Thank you. It's a pleasure to be here.
Thanks as well for the opportunity to elaborate. I think this is a very important part of the story.
I referred to it as a post-war reconstruction to capture the notion I have in mind, that the trauma that we've been through was not like a typical cycle in our economics textbooks at all. It was much deeper. It was caused by a financial crisis as opposed to a simple slowdown. It was longer. It therefore interacted with companies' banks. If you have a nine-month recession, of course your bank will let you ride the recession, but if it's a five-year recession, you're going to have to address the debt with the bank and so on. You have a very much more complex kind of story on the way down.
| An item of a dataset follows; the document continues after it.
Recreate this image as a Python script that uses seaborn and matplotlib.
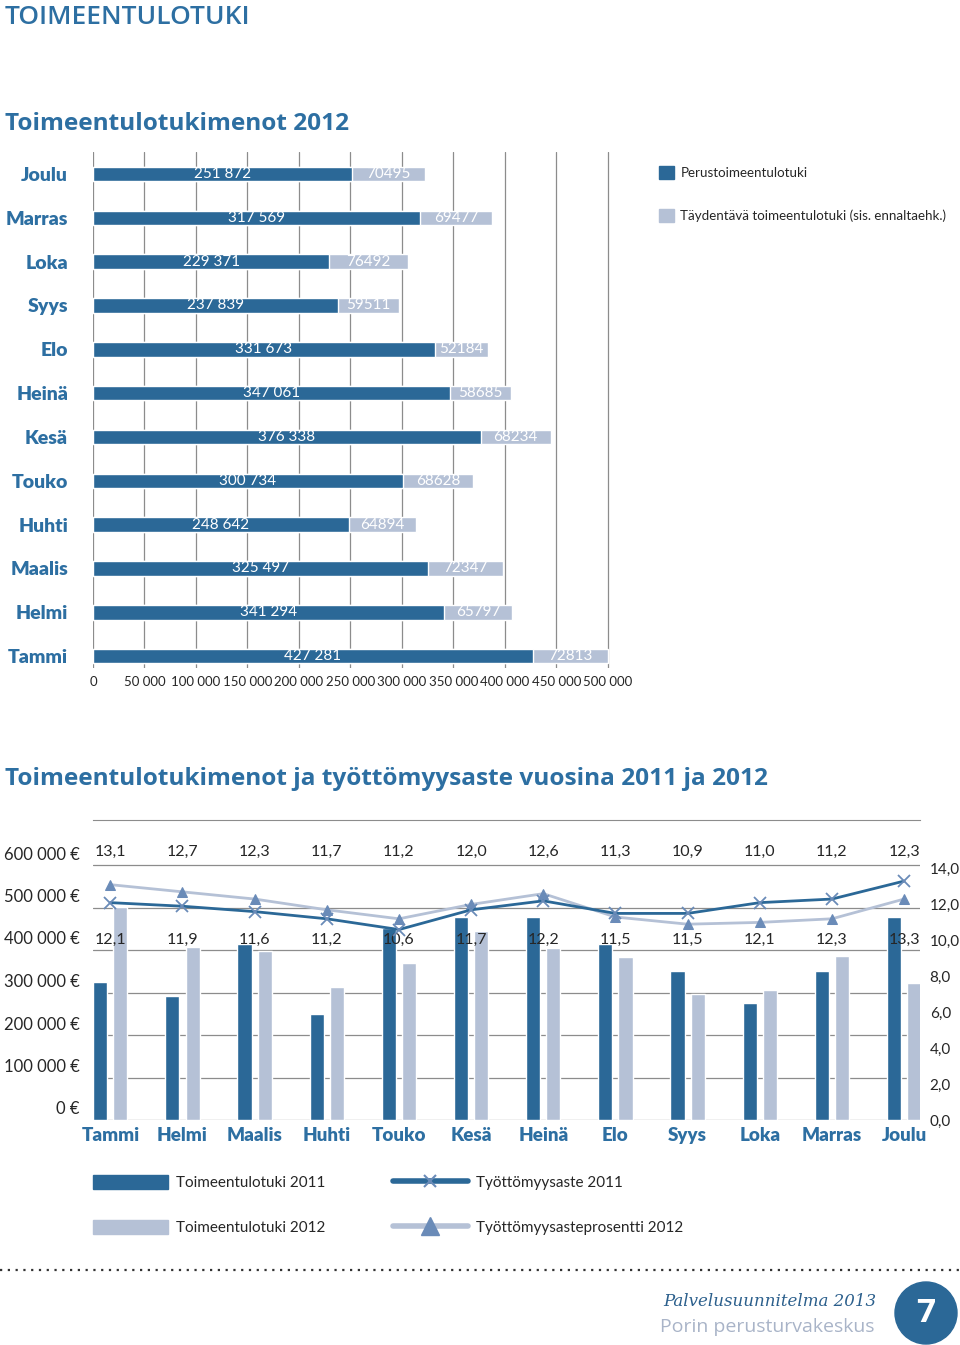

Part of that story was that companies simply exited. So some of the reduction in output and employment that we've seen is in that sense permanent, because the companies aren't there now.
So when we see the recovery process, then, it's not just a matter of expanding your output back to normal. For many companies it is, but for the companies that are no longer there or that have downsized significantly, it's a matter of their re-expanding, which requires a significant new investment, or being created out of thin air, which of course is an even more risky proposition.
It's for that reason that confidence plays a much stronger role in this move back up than it would in a normal cycle. It's also why our models don't really give us the insight we need in order to understand that process.
At the bank, we'll be investing more energy into this, understanding this, as we climb out. In the past, talks have likened it to a post-bubble crater that we are in, which will take a long time to get out of. We in Canada have been lucky, but the world will be in the crater for a longer period.
I trust that gives you more insight into what I'm trying to say there. It's a process that we need to understand. Clearly we need to nurture it, because it will require that gradual buildup in confidence and the actual self-sustaining Schumpeterian process, if I can use that term with the member, of natural growth, of new companies, new products, etc.
Those decisions are hard to make in an uncertain environment. The confidence, therefore, plays a much bigger role than normal.